Re: Authenticate with Cookies
by Massyn (Hermit) on Dec 26, 2002 at 10:12 UTC

    #!/fellow/monks.pl

    Personally I'm not a big fan of cookies. When I write CGI's, I'd like the script to be able to run on any machine. By any, I mean machines that do not allow cookies, Java Applets/Scritps, etc. Please note: This is my personal feeling. If you do use it, don't change your code.

    I've been working on a CGI project that will do authentication and session handling within a CGI application. Have a look at MWS (Massyn Web Security). I'm sure the script will be able to do a lot for you. You do need to have mySQL handy...

    Thanks!

    #!/massyn.pl The more I learn, the more I realize I don't know. Albert Einstein 1879-1955

      All browsers since Netscape 1.1 and all versions of IE support cookies. Even Lynx supports cookies.

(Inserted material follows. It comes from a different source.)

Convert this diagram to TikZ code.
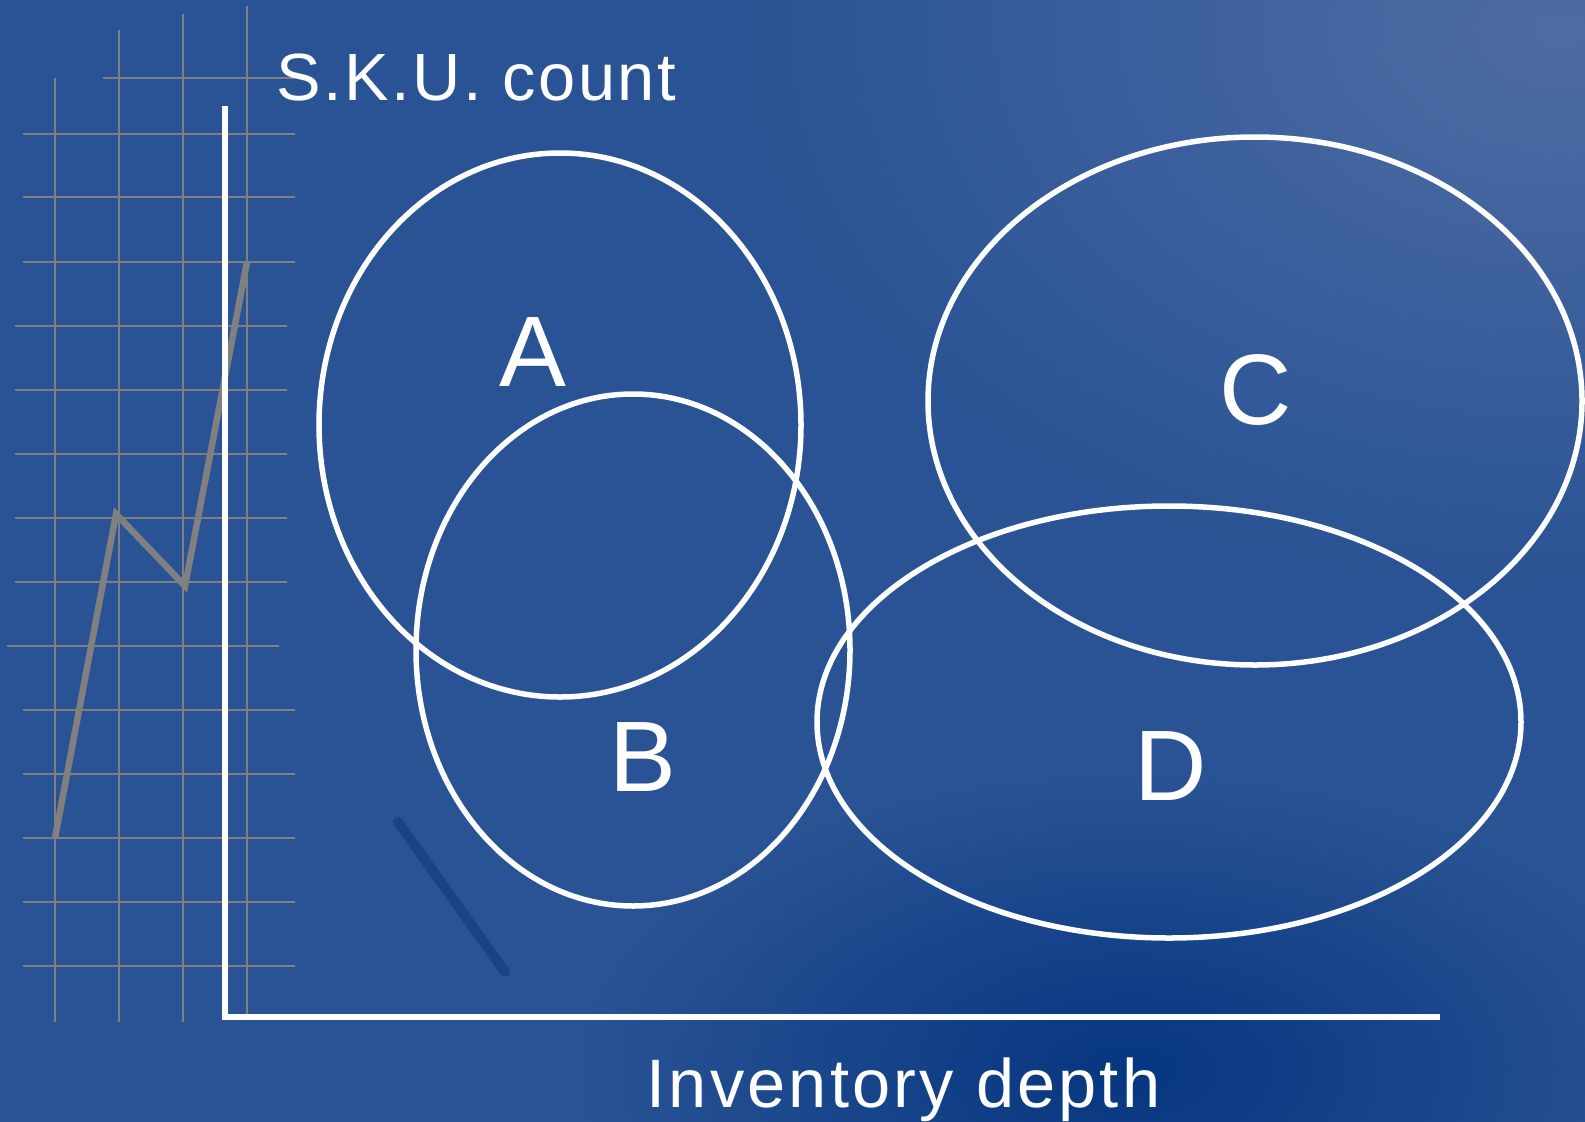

      While there is an horrible abuse of cookies on the web (why am I getting a new cookie for every single image on the page?) there are a good set of problems that can't be solved without resorting to even worse hacks (like hidden fields in the input or URL munging). HTTP was designed to be stateless, and getting it to fake statefulness is going to require jumping through some hoops. Cookies aren't perfect, but look at the alternatives.